Se engana quem pensa que, ao escolher trabalhar com stand-up, o único desafio foi arrancar gargalhadas do público. Thiago é formado em administração e tinha uma carreira confiável em um banco. “Pensa no desgosto da minha família”, comenta no vídeo Faculdade, do canal dos 4 Amigos, grupo de comédia em que Thiago faz parte.
Mesmo com uma fonte de renda segura e sendo considerado o futuro da família, Ventura optou pelo sonho, e foi a melhor escolha da vida dele. “A transformação de bancário para comediante foi completamente planejada e tenho orgulho de ter pensado passo a passo para nunca precisar de alguém, ou passar perrengue na caminhada. Fiz o que tinha que fazer e foi essa fita que me faz responder esta entrevista hoje”, relembra em entrevista ao Correio.

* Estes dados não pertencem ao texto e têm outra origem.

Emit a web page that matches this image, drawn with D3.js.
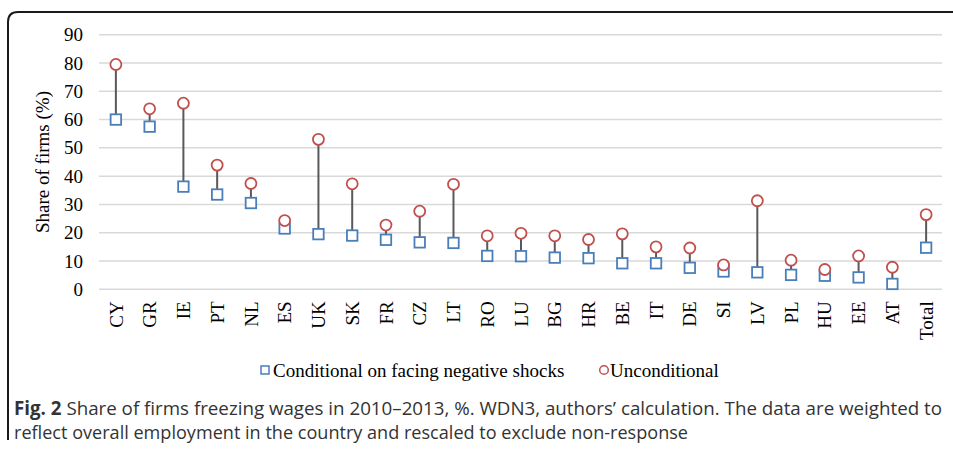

A transição não foi de repente: “tenho uma filosofia que é: pensar, anotar, desenvolver e executar. Quando eu descobri a comédia, sabia que não teria como eu viver dessa arte trabalhando em outro lugar. Ou eu me entregava ou não conseguiria, ponto final. Para isso, resolvi economizar cada centavo até conseguir dois anos de contas pagas, e, depois, me entregar à profissão. Lembro que atendia os clientes em uma aba do computador e, na outra, terminava um raciocínio. Era tudo ao mesmo tempo. Uma correria que, de certa forma, me ajudava a não perder o foco. Se eu parasse de fazer, com certeza desanimaria”, explica.
A correria valeu a pena e teve uma grande aliada: a internet. Bingão, mais um dos apelidos de Thiago, foi um dos pioneiros a divulgar os shows no Facebook, o que trouxe grande retorno nos espetáculos. “Mudou tudo. Antes, não tinha ninguém nos shows e um mês depois todos os shows estavam esgotados. Foi um divisor, sem sombra de dúvidas. A internet mudou minha vida”.
A linguagem e forma de se portar nos palcos também foram diferenciais. Ventura vem da periferia e é falando sobre ela que chega ao catálogo do maior serviço de streaming do mundo. “Nesse especial, eu faço piada com a vida na quebrada, deixando claro que ações falam mais do que palavras. Gravar meu terceiro especial de comédia stand-up, como um original Netflix, é, sem dúvidas, uma grande medalha e um feito enorme dentro da minha carreira. Lembro de pessoas rindo da quebrada, não com ela. Hoje, isso mudou e essa é a maior importância”, ressalta.
Com tantas conquistas, é possível dizer que nesse aspecto a periferia venceu. “A quebrada toda vai vencer quando tiver saneamento básico. ‘Que resposta pesada cara você, não é, comediante?’. ‘A quebrada venceu’ significa que mais um de nós conseguiu fazer diferente. Então, partindo desse princípio, sim a quebrada venceu de goleada e é Pokas”, finaliza.